The animated drawing of the man on Doodle is no other than the illustration of the Scottish chemist who invented the waterproof material that resulted in the making of the modern raincoats.
When we celebrated his semi-quincentennial anniversary this year, it is interesting to flip back through the pages of the history to know how he started his career as a clerk and left this job to become a chemist, an area he loved to pursue always.
Born to the family of a merchant in Glasgow, Scotland on December 29, 1766, Macintosh started his professional career as a clerk but later set up a plant in Glasgow to manufacture and sell chemicals.
In 1823 he found that naphtha, a naturally occurring liquid petroleum substance, was able to dissolve in natural rubber mostly cultivated in India. The paste he created from it was impermeable to water, according to The Telegraph.
Using the process he managed to create a fabric that would protect the wearer from rain. He was also granted a patent on the fabric.
People now remember him as the inventor of the rain coat.
The coat he created was on a wool cloth by painting one side with the dissolved rubber preparation. It was not perfect for all the weather conditions. The fabric, however, improved several years later.
“The first Mackintosh coat was sold in 1823 and since then the Mackintosh has come to define classic British style for close to 200 years” according to Google Art and Culture.
Macintosh died on July 25, 1843 near a town close to his native hometown of Glasgow.
Very few know Macintosh also invented a bleaching powder and managed to find out how to make blast furnaces more efficient.

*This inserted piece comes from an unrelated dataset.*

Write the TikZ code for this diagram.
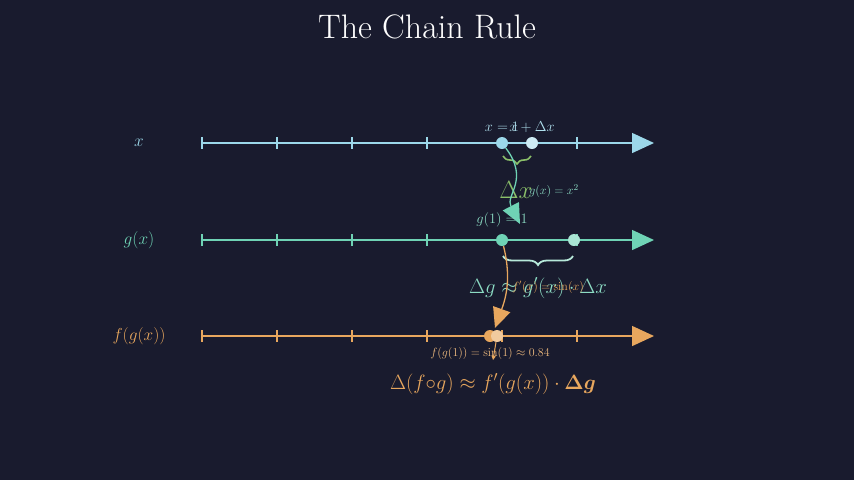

Often people associate the name “Macintosh,” with the Apple’s Mac computers but Charles Macintosh has no relationship with it.
The fact is that the Mac computer line was named after McIntosh, a variety of apple of Canadian variety.
Since there was already a hi-fi manufacturing company called McIntosh Laboratory, Apple twisted its name to Macintosh.
Mcintosh project was led by Apple employee Jef Raskin. Apple founder Steve Jobs introduced the Macintosh computer in 1984.